Every line below that holds the string "Convert" should be copied out.

----- Data section -----

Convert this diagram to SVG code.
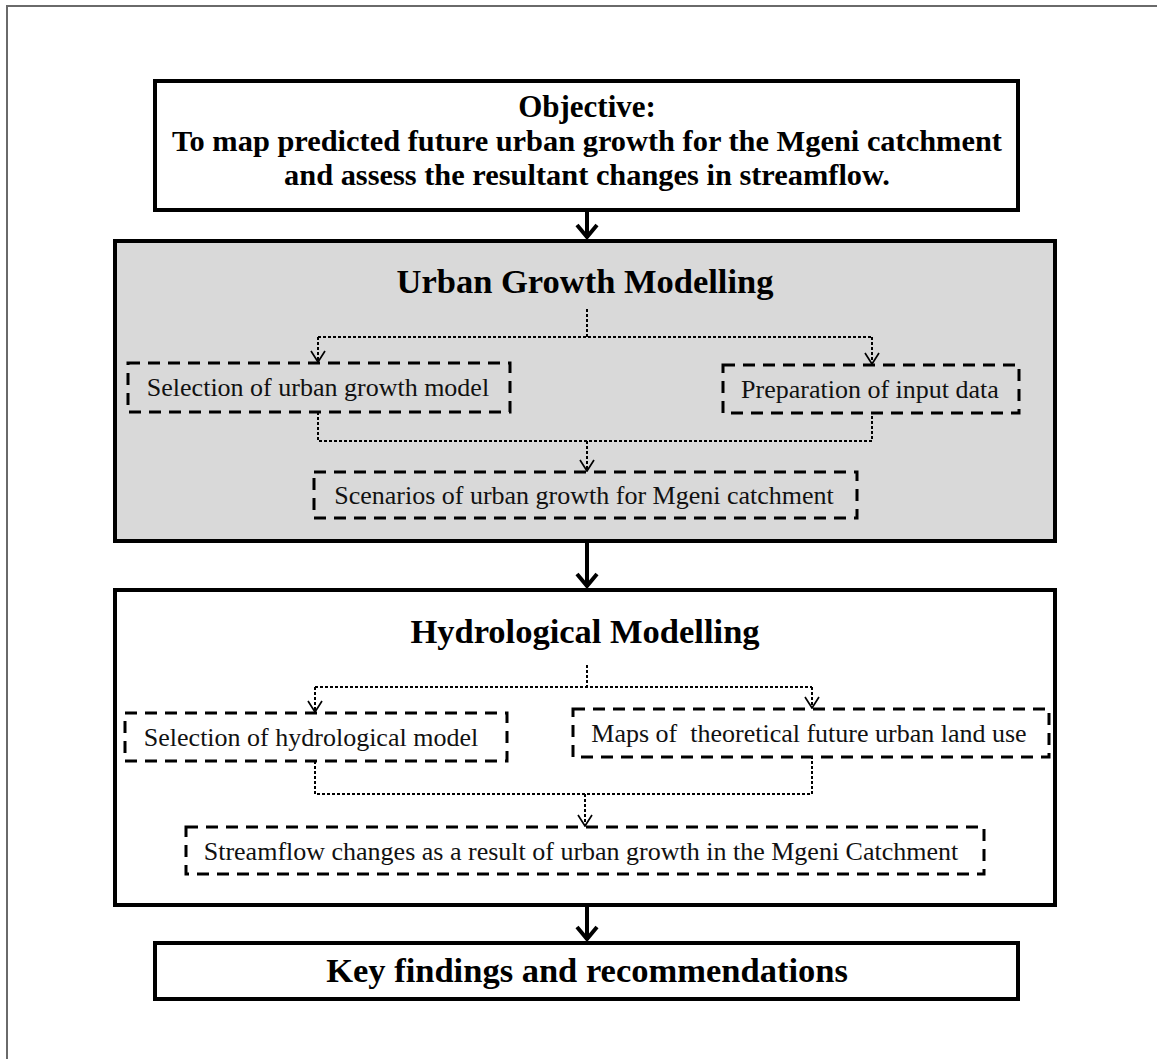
<svg xmlns="http://www.w3.org/2000/svg" width="1157" height="1059" viewBox="0 0 1157 1059">
  <style>
    .frame { fill: none; stroke: #6a6a6a; stroke-width: 2; }
    .main { stroke: #000; stroke-width: 4; }
    .solid { fill: #fff; }
    .shaded { fill: #d9d9d9; }
    .sub { fill: none; stroke: #000; stroke-width: 3; stroke-dasharray: 12 8; }
    .flow { fill: none; stroke: #000; stroke-width: 2; stroke-dasharray: 3 2; }
    .bigarrow { fill: none; stroke: #000; stroke-width: 4; }
    .hd { font-family: "Liberation Serif", "Times New Roman", serif; font-weight: bold; fill: #000; text-anchor: middle; }
    .bd { font-family: "Liberation Serif", "Times New Roman", serif; font-size: 26px; fill: #111; text-anchor: middle; white-space: pre; }
  </style>
  <defs>
    <!-- open chevron heads, drawn pointing along +x so orient="auto" turns them down the line -->
    <marker id="thin" viewBox="0 0 13 16" refX="12" refY="8" markerWidth="13" markerHeight="16" markerUnits="userSpaceOnUse" orient="auto">
      <path d="M1 1 L12 8 L1 15" fill="none" stroke="#000" stroke-width="1.7"/>
    </marker>
    <marker id="thick" viewBox="0 0 18 24" refX="16" refY="12" markerWidth="18" markerHeight="24" markerUnits="userSpaceOnUse" orient="auto">
      <path d="M3 2 L15 12 L3 22" fill="none" stroke="#000" stroke-width="4"/>
    </marker>
  </defs>

  <rect width="1157" height="1059" fill="#fff"/>
  <path class="frame" d="M7 1059 V6 H1157"/>

  <g id="objective">
    <rect class="main solid" x="155" y="81" width="863" height="129"/>
    <text class="hd" x="587" y="117" font-size="31">Objective:</text>
    <text class="hd" x="587" y="151" font-size="30.4">To map predicted future urban growth for the Mgeni catchment</text>
    <text class="hd" x="587" y="185" font-size="30.4">and assess the resultant changes in streamflow.</text>
  </g>

  <g id="urban-growth-modelling">
    <rect class="main shaded" x="115" y="241" width="940" height="300"/>
    <text class="hd" x="585" y="293" font-size="34.5">Urban Growth Modelling</text>
  </g>
  <g id="select-urban-model">
    <rect class="sub" x="128" y="363" width="382" height="49"/>
    <text class="bd" x="318" y="396">Selection of urban growth model</text>
  </g>
  <g id="input-data">
    <rect class="sub" x="723" y="365" width="296" height="48"/>
    <text class="bd" x="870" y="398">Preparation of input data</text>
  </g>
  <g id="scenarios">
    <rect class="sub" x="314" y="472" width="543" height="46"/>
    <text class="bd" x="584" y="504">Scenarios of urban growth for Mgeni catchment</text>
  </g>

  <g id="hydrological-modelling">
    <rect class="main solid" x="115" y="590" width="940" height="315"/>
    <text class="hd" x="585" y="643" font-size="34.5">Hydrological Modelling</text>
  </g>
  <g id="select-hydro-model">
    <rect class="sub" x="125" y="713" width="382" height="48"/>
    <text class="bd" x="311" y="746">Selection of hydrological model</text>
  </g>
  <g id="land-use-maps">
    <rect class="sub" x="573" y="709" width="476" height="48"/>
    <text class="bd" x="809" y="742">Maps of  theoretical future urban land use</text>
  </g>
  <g id="streamflow-changes">
    <rect class="sub" x="186" y="827" width="798" height="47"/>
    <text class="bd" x="581" y="860">Streamflow changes as a result of urban growth in the Mgeni Catchment</text>
  </g>

  <g id="key-findings">
    <rect class="main solid" x="155" y="943" width="863" height="56"/>
    <text class="hd" x="587" y="982" font-size="34.5">Key findings and recommendations</text>
  </g>

  <g id="connectors">
    <!-- stage to stage -->
    <path class="bigarrow" d="M587 210 V238" marker-end="url(#thick)"/>
    <path class="bigarrow" d="M587 541 V587" marker-end="url(#thick)"/>
    <path class="bigarrow" d="M587 905 V940" marker-end="url(#thick)"/>
    <!-- urban growth modelling flow -->
    <path class="flow" d="M587 309 V337"/>
    <path class="flow" d="M318 337 H872"/>
    <path class="flow" d="M318 337 V362" marker-end="url(#thin)"/>
    <path class="flow" d="M872 337 V364" marker-end="url(#thin)"/>
    <path class="flow" d="M318 412 V441 H872 V413"/>
    <path class="flow" d="M587 441 V471" marker-end="url(#thin)"/>
    <!-- hydrological modelling flow -->
    <path class="flow" d="M587 665 V687"/>
    <path class="flow" d="M315 687 H812"/>
    <path class="flow" d="M315 687 V712" marker-end="url(#thin)"/>
    <path class="flow" d="M812 687 V708" marker-end="url(#thin)"/>
    <path class="flow" d="M315 761 V794 H812 V757"/>
    <path class="flow" d="M585 794 V826" marker-end="url(#thin)"/>
  </g>
</svg>
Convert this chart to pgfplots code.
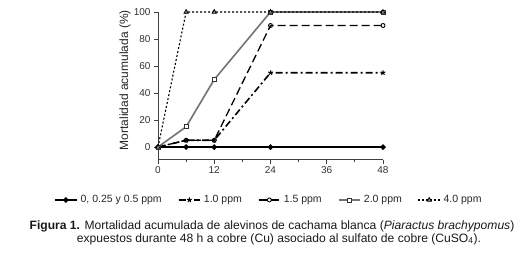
\documentclass[border=0pt]{standalone}
\usepackage{pgfplots}
\pgfplotsset{compat=1.18}
\usepackage{fontspec}
\setmainfont{Liberation Sans}
\begin{document}
\begin{tikzpicture}
\path[use as bounding box] (0,0) rectangle (531pt,256pt);
\begin{axis}[
  at={(158pt,96pt)}, anchor=south west,
  scale only axis, width=225pt, height=148pt,
  xmin=0, xmax=48, ymin=-9.6, ymax=100,
  axis lines=left, axis line style={-, line width=1pt, black!75},
  xtick={0,12,24,36,48}, minor xtick={6,18,30,42},
  ytick={0,20,40,60,80,100},
  tick align=outside, major tick length=4pt, minor tick length=2.5pt,
  tick style={line width=0.8pt, black!75},
  /pgf/number format/assume math mode=true,
  ticklabel style={font=\fontsize{10}{11}\selectfont, text=black!80},
  xticklabel style={yshift=1pt},
  clip=false,
  every axis y label/.style={at={(axis description cs:-0.147,0.54)}, rotate=90, anchor=center},
  ylabel={Mortalidad acumulada (\%)},
  ylabel style={font=\fontsize{12}{13}\selectfont, text=black!85},
  legend columns=5,
  legend style={at={(axis description cs:0.493,-0.27)}, anchor=center, draw=none, fill=none,
    font=\fontsize{10.5}{12}\selectfont, text=black!85,
    /tikz/every even column/.append style={column sep=14pt},
    /tikz/every odd column/.append style={column sep=1pt}},
  legend image code/.code={\draw[mark repeat=2,mark phase=2] plot coordinates {(0cm,0cm) (0.38cm,0cm) (0.76cm,0cm)};},
]
\addplot[black, line width=1.7pt, mark=*, mark size=1.8pt, mark options={solid}]
  coordinates {(0,0) (6,0) (12,0) (24,0) (48,0)};
\addlegendentry{0, 0.25 y 0.5 ppm}
\addplot[black, line width=1.6pt, dash pattern=on 7pt off 3pt on 2pt off 3pt, mark=star, mark size=2.5pt, mark options={solid, line width=1pt}]
  coordinates {(0,0) (6,5) (12,5) (24,55) (48,55)};
\addlegendentry{1.0 ppm}
\addplot[black, line width=1.3pt, dash pattern=on 8pt off 4pt, mark=o, mark size=2pt, mark options={solid, fill=white, line width=0.9pt}]
  coordinates {(0,0) (6,5) (12,5) (24,90) (48,90)};
\addlegendentry{1.5 ppm}
\addplot[black!55, line width=1.6pt, mark=square*, mark size=2pt, mark options={solid, fill=white, draw=black!80, line width=0.9pt}]
  coordinates {(0,0) (6,15) (12,50) (24,100) (48,100)};
\addlegendentry{2.0 ppm}
\addplot[black, line width=1.1pt, dash pattern=on 2pt off 2pt, mark=triangle*, mark size=2.4pt, mark options={solid, fill=black!40, draw=black, line width=0.8pt}]
  coordinates {(0,0) (6,100) (12,100) (24,100) (48,100)};
\addlegendentry{4.0 ppm}
\end{axis}
\node[font=\fontsize{12.1}{14}\selectfont, text=black!90] at (272pt,30pt) {\textbf{Figura 1.} Mortalidad acumulada de alevinos de cachama blanca (\textit{Piaractus brachypomus})};
\node[font=\fontsize{12.1}{14}\selectfont, text=black!90] at (279pt,17pt) {expuestos durante 48 h a cobre (Cu) asociado al sulfato de cobre (CuSO\textsubscript{4}).};
\end{tikzpicture}
\end{document}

-----

* _Task response_:
Convert this diagram to SVG code.
Convert this chart to pgfplots code.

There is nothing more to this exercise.